start

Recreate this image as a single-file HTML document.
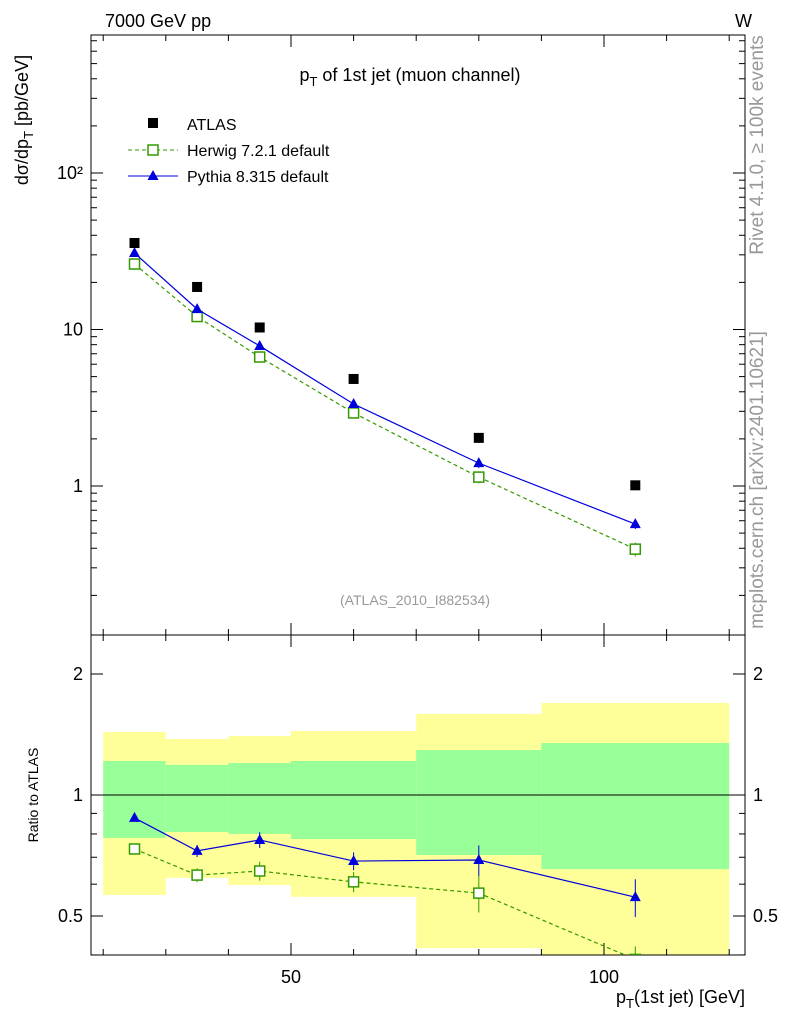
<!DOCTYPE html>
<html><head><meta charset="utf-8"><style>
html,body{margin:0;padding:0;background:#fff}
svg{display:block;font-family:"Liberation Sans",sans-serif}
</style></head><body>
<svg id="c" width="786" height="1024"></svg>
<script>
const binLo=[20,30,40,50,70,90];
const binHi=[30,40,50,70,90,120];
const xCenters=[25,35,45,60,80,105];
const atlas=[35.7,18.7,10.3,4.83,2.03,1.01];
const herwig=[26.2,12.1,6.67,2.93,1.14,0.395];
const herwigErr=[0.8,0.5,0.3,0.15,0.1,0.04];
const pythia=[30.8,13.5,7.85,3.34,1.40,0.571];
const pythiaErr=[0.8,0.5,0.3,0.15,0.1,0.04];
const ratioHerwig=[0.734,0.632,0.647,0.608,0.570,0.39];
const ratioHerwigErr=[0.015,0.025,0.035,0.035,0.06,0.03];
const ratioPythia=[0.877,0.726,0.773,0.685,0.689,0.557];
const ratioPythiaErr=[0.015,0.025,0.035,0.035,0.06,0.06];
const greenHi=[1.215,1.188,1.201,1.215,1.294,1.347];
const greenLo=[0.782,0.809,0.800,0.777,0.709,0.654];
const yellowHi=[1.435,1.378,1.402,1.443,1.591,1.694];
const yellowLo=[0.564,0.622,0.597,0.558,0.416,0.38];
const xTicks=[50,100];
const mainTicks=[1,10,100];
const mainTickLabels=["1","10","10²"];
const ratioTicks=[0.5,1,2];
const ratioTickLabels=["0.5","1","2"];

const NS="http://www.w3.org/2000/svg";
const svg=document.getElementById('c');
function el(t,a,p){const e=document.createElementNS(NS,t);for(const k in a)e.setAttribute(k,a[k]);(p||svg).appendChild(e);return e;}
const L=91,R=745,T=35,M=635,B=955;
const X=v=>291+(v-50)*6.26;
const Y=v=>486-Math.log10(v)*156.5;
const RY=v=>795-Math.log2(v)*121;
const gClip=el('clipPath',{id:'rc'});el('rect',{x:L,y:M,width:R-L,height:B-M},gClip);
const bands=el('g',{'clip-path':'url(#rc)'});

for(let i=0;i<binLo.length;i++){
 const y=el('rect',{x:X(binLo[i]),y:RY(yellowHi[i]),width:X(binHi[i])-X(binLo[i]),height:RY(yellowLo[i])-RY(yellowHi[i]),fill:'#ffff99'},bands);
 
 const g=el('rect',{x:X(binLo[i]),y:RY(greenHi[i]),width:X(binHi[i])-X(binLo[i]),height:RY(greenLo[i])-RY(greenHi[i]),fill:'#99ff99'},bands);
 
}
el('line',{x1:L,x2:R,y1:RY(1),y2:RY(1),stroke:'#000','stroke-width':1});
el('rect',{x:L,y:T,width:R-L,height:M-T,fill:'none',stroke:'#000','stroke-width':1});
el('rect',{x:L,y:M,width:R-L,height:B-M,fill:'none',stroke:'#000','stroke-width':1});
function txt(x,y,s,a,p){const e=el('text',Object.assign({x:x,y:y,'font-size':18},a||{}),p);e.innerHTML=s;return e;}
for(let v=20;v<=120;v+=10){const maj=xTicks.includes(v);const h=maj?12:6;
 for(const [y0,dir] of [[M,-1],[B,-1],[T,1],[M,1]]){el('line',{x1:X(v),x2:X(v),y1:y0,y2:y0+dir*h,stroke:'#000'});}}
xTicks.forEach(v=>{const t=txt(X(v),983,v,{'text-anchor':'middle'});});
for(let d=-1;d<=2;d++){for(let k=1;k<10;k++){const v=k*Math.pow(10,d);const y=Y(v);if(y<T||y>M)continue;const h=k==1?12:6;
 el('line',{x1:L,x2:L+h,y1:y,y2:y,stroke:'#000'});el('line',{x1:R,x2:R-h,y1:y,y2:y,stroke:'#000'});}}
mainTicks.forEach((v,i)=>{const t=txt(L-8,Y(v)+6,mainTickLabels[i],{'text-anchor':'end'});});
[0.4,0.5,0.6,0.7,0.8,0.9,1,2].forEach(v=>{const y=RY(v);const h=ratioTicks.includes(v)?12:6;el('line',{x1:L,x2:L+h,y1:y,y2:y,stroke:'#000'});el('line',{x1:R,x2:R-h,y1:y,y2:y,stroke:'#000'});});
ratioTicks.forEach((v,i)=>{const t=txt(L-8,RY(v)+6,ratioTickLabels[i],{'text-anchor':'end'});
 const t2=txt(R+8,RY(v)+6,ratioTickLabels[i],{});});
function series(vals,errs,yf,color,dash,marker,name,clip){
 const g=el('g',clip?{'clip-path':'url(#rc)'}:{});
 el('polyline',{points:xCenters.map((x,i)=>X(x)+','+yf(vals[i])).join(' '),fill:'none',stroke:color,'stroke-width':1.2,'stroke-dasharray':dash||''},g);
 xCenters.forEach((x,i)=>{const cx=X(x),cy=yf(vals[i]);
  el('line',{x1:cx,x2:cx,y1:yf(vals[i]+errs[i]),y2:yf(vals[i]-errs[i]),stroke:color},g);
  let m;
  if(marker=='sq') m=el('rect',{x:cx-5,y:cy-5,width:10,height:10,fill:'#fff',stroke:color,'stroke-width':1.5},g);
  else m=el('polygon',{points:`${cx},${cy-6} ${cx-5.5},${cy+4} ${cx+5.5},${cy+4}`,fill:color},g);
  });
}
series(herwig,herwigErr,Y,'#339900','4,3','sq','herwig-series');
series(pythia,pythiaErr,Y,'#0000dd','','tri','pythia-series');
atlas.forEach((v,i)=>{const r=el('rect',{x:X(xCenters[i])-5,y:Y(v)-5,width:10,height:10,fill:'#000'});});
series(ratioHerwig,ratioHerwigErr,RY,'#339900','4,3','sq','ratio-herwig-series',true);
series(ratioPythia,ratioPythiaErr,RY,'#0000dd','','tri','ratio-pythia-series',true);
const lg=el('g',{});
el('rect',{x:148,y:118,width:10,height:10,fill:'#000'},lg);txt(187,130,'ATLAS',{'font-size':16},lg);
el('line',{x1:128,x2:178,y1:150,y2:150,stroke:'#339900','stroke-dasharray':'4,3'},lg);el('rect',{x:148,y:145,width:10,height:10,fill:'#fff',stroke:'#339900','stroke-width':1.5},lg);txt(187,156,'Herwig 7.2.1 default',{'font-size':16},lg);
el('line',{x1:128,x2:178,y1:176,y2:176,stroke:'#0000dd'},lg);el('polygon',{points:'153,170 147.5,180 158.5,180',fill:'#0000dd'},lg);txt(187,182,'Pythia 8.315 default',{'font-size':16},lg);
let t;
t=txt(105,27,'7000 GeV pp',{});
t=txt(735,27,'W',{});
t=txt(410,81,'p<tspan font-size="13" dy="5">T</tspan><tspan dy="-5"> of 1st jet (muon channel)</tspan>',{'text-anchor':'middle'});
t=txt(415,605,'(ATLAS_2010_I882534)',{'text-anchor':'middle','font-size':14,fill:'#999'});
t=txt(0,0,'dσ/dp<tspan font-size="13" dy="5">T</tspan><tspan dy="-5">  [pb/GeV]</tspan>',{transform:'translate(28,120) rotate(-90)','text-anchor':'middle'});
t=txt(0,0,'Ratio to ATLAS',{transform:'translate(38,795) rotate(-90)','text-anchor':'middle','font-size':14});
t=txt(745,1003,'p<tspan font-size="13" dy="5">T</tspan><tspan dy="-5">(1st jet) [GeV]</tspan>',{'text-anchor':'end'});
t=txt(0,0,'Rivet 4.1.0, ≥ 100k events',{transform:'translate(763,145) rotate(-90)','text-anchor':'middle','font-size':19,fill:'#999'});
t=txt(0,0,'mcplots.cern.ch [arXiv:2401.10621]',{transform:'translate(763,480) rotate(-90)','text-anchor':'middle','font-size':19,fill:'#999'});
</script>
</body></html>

end

▶ _What you have to do_:
Write out each line again precisely as it appears, skipping every picture.

▶ _Solved problem_:
Recreate this image as a single-file HTML document.
<!DOCTYPE html>
<html><head><meta charset="utf-8"><style>
html,body{margin:0;padding:0;background:#fff}
svg{display:block;font-family:"Liberation Sans",sans-serif}
</style></head><body>
<svg id="c" width="786" height="1024"></svg>
<script>
const binLo=[20,30,40,50,70,90];
const binHi=[30,40,50,70,90,120];
const xCenters=[25,35,45,60,80,105];
const atlas=[35.7,18.7,10.3,4.83,2.03,1.01];
const herwig=[26.2,12.1,6.67,2.93,1.14,0.395];
const herwigErr=[0.8,0.5,0.3,0.15,0.1,0.04];
const pythia=[30.8,13.5,7.85,3.34,1.40,0.571];
const pythiaErr=[0.8,0.5,0.3,0.15,0.1,0.04];
const ratioHerwig=[0.734,0.632,0.647,0.608,0.570,0.39];
const ratioHerwigErr=[0.015,0.025,0.035,0.035,0.06,0.03];
const ratioPythia=[0.877,0.726,0.773,0.685,0.689,0.557];
const ratioPythiaErr=[0.015,0.025,0.035,0.035,0.06,0.06];
const greenHi=[1.215,1.188,1.201,1.215,1.294,1.347];
const greenLo=[0.782,0.809,0.800,0.777,0.709,0.654];
const yellowHi=[1.435,1.378,1.402,1.443,1.591,1.694];
const yellowLo=[0.564,0.622,0.597,0.558,0.416,0.38];
const xTicks=[50,100];
const mainTicks=[1,10,100];
const mainTickLabels=["1","10","10²"];
const ratioTicks=[0.5,1,2];
const ratioTickLabels=["0.5","1","2"];

const NS="http://www.w3.org/2000/svg";
const svg=document.getElementById('c');
function el(t,a,p){const e=document.createElementNS(NS,t);for(const k in a)e.setAttribute(k,a[k]);(p||svg).appendChild(e);return e;}
const L=91,R=745,T=35,M=635,B=955;
const X=v=>291+(v-50)*6.26;
const Y=v=>486-Math.log10(v)*156.5;
const RY=v=>795-Math.log2(v)*121;
const gClip=el('clipPath',{id:'rc'});el('rect',{x:L,y:M,width:R-L,height:B-M},gClip);
const bands=el('g',{'clip-path':'url(#rc)'});

for(let i=0;i<binLo.length;i++){
 const y=el('rect',{x:X(binLo[i]),y:RY(yellowHi[i]),width:X(binHi[i])-X(binLo[i]),height:RY(yellowLo[i])-RY(yellowHi[i]),fill:'#ffff99'},bands);
 
 const g=el('rect',{x:X(binLo[i]),y:RY(greenHi[i]),width:X(binHi[i])-X(binLo[i]),height:RY(greenLo[i])-RY(greenHi[i]),fill:'#99ff99'},bands);
 
}
el('line',{x1:L,x2:R,y1:RY(1),y2:RY(1),stroke:'#000','stroke-width':1});
el('rect',{x:L,y:T,width:R-L,height:M-T,fill:'none',stroke:'#000','stroke-width':1});
el('rect',{x:L,y:M,width:R-L,height:B-M,fill:'none',stroke:'#000','stroke-width':1});
function txt(x,y,s,a,p){const e=el('text',Object.assign({x:x,y:y,'font-size':18},a||{}),p);e.innerHTML=s;return e;}
for(let v=20;v<=120;v+=10){const maj=xTicks.includes(v);const h=maj?12:6;
 for(const [y0,dir] of [[M,-1],[B,-1],[T,1],[M,1]]){el('line',{x1:X(v),x2:X(v),y1:y0,y2:y0+dir*h,stroke:'#000'});}}
xTicks.forEach(v=>{const t=txt(X(v),983,v,{'text-anchor':'middle'});});
for(let d=-1;d<=2;d++){for(let k=1;k<10;k++){const v=k*Math.pow(10,d);const y=Y(v);if(y<T||y>M)continue;const h=k==1?12:6;
 el('line',{x1:L,x2:L+h,y1:y,y2:y,stroke:'#000'});el('line',{x1:R,x2:R-h,y1:y,y2:y,stroke:'#000'});}}
mainTicks.forEach((v,i)=>{const t=txt(L-8,Y(v)+6,mainTickLabels[i],{'text-anchor':'end'});});
[0.4,0.5,0.6,0.7,0.8,0.9,1,2].forEach(v=>{const y=RY(v);const h=ratioTicks.includes(v)?12:6;el('line',{x1:L,x2:L+h,y1:y,y2:y,stroke:'#000'});el('line',{x1:R,x2:R-h,y1:y,y2:y,stroke:'#000'});});
ratioTicks.forEach((v,i)=>{const t=txt(L-8,RY(v)+6,ratioTickLabels[i],{'text-anchor':'end'});
 const t2=txt(R+8,RY(v)+6,ratioTickLabels[i],{});});
function series(vals,errs,yf,color,dash,marker,name,clip){
 const g=el('g',clip?{'clip-path':'url(#rc)'}:{});
 el('polyline',{points:xCenters.map((x,i)=>X(x)+','+yf(vals[i])).join(' '),fill:'none',stroke:color,'stroke-width':1.2,'stroke-dasharray':dash||''},g);
 xCenters.forEach((x,i)=>{const cx=X(x),cy=yf(vals[i]);
  el('line',{x1:cx,x2:cx,y1:yf(vals[i]+errs[i]),y2:yf(vals[i]-errs[i]),stroke:color},g);
  let m;
  if(marker=='sq') m=el('rect',{x:cx-5,y:cy-5,width:10,height:10,fill:'#fff',stroke:color,'stroke-width':1.5},g);
  else m=el('polygon',{points:`${cx},${cy-6} ${cx-5.5},${cy+4} ${cx+5.5},${cy+4}`,fill:color},g);
  });
}
series(herwig,herwigErr,Y,'#339900','4,3','sq','herwig-series');
series(pythia,pythiaErr,Y,'#0000dd','','tri','pythia-series');
atlas.forEach((v,i)=>{const r=el('rect',{x:X(xCenters[i])-5,y:Y(v)-5,width:10,height:10,fill:'#000'});});
series(ratioHerwig,ratioHerwigErr,RY,'#339900','4,3','sq','ratio-herwig-series',true);
series(ratioPythia,ratioPythiaErr,RY,'#0000dd','','tri','ratio-pythia-series',true);
const lg=el('g',{});
el('rect',{x:148,y:118,width:10,height:10,fill:'#000'},lg);txt(187,130,'ATLAS',{'font-size':16},lg);
el('line',{x1:128,x2:178,y1:150,y2:150,stroke:'#339900','stroke-dasharray':'4,3'},lg);el('rect',{x:148,y:145,width:10,height:10,fill:'#fff',stroke:'#339900','stroke-width':1.5},lg);txt(187,156,'Herwig 7.2.1 default',{'font-size':16},lg);
el('line',{x1:128,x2:178,y1:176,y2:176,stroke:'#0000dd'},lg);el('polygon',{points:'153,170 147.5,180 158.5,180',fill:'#0000dd'},lg);txt(187,182,'Pythia 8.315 default',{'font-size':16},lg);
let t;
t=txt(105,27,'7000 GeV pp',{});
t=txt(735,27,'W',{});
t=txt(410,81,'p<tspan font-size="13" dy="5">T</tspan><tspan dy="-5"> of 1st jet (muon channel)</tspan>',{'text-anchor':'middle'});
t=txt(415,605,'(ATLAS_2010_I882534)',{'text-anchor':'middle','font-size':14,fill:'#999'});
t=txt(0,0,'dσ/dp<tspan font-size="13" dy="5">T</tspan><tspan dy="-5">  [pb/GeV]</tspan>',{transform:'translate(28,120) rotate(-90)','text-anchor':'middle'});
t=txt(0,0,'Ratio to ATLAS',{transform:'translate(38,795) rotate(-90)','text-anchor':'middle','font-size':14});
t=txt(745,1003,'p<tspan font-size="13" dy="5">T</tspan><tspan dy="-5">(1st jet) [GeV]</tspan>',{'text-anchor':'end'});
t=txt(0,0,'Rivet 4.1.0, ≥ 100k events',{transform:'translate(763,145) rotate(-90)','text-anchor':'middle','font-size':19,fill:'#999'});
t=txt(0,0,'mcplots.cern.ch [arXiv:2401.10621]',{transform:'translate(763,480) rotate(-90)','text-anchor':'middle','font-size':19,fill:'#999'});
</script>
</body></html>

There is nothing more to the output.